Zhang Gang has also sensed the "peculiar" gold investment atmosphere on Wall Street created by rising Fed hike expectations.

In early June, he attended a Wall Street asset management salon in New York. He found that several family office managers and asset allocation directors from asset management institutions in attendance deliberately avoided the topic of buying the dip in gold.

But back in March and April, these same people would get straight to the point when meeting peers: the fundamentals supporting higher gold prices haven't changed, so it's time to consider buying gold assets on dips.

Zhang Gang is glad he didn't follow their advice.

Currently, the gold allocation in the two multi-strategy fund products he manages is less than 5%, down 10 percentage points from the beginning of the year. Therefore, the drag on these funds' net asset value from the gold price decline over the past few months has been only 0.15 percentage points.

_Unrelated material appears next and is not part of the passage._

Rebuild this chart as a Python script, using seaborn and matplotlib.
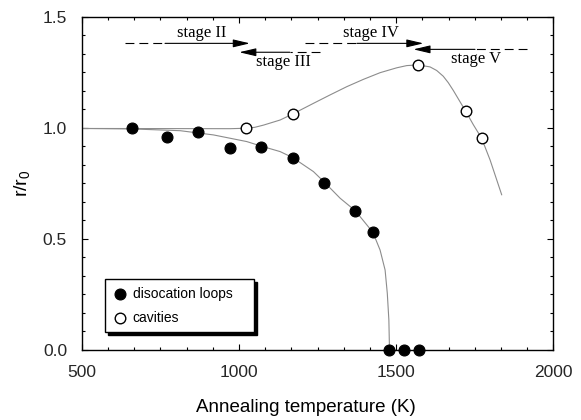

Behind this is Zhang Gang's choice to "side with" Wall Street investment banks, betting that rising Fed hike expectations and a rebound in real U.S. interest rates will continue to pressure gold prices.

For now, Tang Longfeng is also in no hurry to enter the market to "stage a performance comeback."

Having learned a lesson from his investment failure in March, he has been communicating daily since late May with friends at Wall Street investment institutions to understand the latest shifts in their gold investment logic. "As long as they are still discussing Fed rate hike expectations, rushing in to bet on a gold price rebound may not be appropriate," he said. In his view, only when Wall Street investment institutions shift their focus back to gold's inflation-hedge and safe-haven attributes will buying gold on expectations of a rise present a real opportunity.